Konon Borisovich Berman-Yurin (aka Hans Stauer, Alexander Fomich) (1901 – 25 August 1936) was a Latvian Communist who was a state witness in the trial of Grigory Zinoviev.

== Background ==
Berman-Yurin was born in Courland, Latvia. He was a member of the Communist Party of Latvia from 1921 to 1924.

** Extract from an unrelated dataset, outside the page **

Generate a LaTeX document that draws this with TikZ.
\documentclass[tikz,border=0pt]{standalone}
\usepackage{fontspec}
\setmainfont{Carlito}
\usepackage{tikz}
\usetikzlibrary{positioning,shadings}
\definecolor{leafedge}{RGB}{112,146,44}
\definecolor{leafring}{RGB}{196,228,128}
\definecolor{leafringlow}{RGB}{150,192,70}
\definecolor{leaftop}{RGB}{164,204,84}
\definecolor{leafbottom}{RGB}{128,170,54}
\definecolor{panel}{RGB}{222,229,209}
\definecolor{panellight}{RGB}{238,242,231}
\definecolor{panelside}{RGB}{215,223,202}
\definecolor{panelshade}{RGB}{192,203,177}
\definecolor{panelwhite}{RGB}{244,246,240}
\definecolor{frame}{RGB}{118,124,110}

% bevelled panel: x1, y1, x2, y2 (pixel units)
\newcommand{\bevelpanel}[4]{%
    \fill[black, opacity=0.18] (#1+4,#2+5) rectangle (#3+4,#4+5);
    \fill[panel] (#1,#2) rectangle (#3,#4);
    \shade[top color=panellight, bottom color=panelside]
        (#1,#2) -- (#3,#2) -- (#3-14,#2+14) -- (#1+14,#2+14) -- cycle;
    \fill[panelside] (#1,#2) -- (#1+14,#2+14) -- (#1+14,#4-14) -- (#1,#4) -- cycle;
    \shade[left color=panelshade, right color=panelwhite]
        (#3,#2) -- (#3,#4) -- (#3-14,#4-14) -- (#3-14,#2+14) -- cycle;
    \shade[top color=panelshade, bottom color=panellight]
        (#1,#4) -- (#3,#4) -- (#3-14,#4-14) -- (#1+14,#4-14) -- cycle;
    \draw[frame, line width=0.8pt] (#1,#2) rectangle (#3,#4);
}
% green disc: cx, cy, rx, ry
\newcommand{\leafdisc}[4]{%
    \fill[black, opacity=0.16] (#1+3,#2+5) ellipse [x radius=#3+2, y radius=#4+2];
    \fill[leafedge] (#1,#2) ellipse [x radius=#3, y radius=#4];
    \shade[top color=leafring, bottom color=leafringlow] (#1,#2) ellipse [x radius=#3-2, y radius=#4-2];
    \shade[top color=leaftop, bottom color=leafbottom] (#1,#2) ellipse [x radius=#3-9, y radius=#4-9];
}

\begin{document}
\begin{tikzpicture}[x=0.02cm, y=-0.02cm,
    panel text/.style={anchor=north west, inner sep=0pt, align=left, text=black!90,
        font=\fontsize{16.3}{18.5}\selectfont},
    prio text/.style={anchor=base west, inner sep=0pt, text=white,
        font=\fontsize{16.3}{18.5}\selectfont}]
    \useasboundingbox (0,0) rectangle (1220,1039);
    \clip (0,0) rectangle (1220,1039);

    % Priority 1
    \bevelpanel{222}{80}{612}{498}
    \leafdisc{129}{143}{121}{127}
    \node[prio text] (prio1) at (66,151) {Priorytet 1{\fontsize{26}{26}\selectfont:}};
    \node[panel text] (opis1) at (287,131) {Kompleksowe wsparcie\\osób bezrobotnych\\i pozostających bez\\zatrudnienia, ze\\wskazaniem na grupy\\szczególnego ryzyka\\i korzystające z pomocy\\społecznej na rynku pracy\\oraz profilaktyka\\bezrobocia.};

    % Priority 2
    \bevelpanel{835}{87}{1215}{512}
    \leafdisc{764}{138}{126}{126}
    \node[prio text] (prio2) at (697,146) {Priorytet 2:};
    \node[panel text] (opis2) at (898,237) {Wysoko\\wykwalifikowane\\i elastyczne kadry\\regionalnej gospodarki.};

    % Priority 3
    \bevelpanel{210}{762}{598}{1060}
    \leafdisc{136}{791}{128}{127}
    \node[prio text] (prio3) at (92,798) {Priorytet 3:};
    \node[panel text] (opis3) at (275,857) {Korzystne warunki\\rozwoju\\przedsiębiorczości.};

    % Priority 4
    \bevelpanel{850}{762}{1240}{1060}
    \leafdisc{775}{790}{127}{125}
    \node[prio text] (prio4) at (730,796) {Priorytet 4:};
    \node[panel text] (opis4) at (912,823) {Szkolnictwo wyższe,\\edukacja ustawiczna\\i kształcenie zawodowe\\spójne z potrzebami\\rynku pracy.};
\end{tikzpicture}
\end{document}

In 1923, he left Latvia for Germany without obtaining the permission of the party, who expelled him as a deserter. However he did join the German Communist Party, where he joined the regional directorate involved in propaganda and organisational work. Following the Nazi seizure of power in Germany, Berman-Yurin fled to the USSR getting a job for the Moscow newspaper Za industrializatsiiu. He was arrested on 22 May 1936 and was one of the accused in the Trial of the Sixteen, one of the Moscow show trials. He implicated himself in a "confession" claiming that he had met with Leon Trotsky in Copenhagen in 1932 where they planned to assassinate Joseph Stalin. He claimed that Trotsky had instructed him that "if possible, the terroristic act must be carried out at a Plenum or Congress of the Comintern, so that the shot at Stalin should ring out in a large assembly. This would have a tremendous repercussion far beyond the borders of the Soviet Union and call forth a mass movement throughout the world. This would have a world-historical political significance".

After being convicted and sentenced to death, Berman-Yurin was shot on 25 August 1936.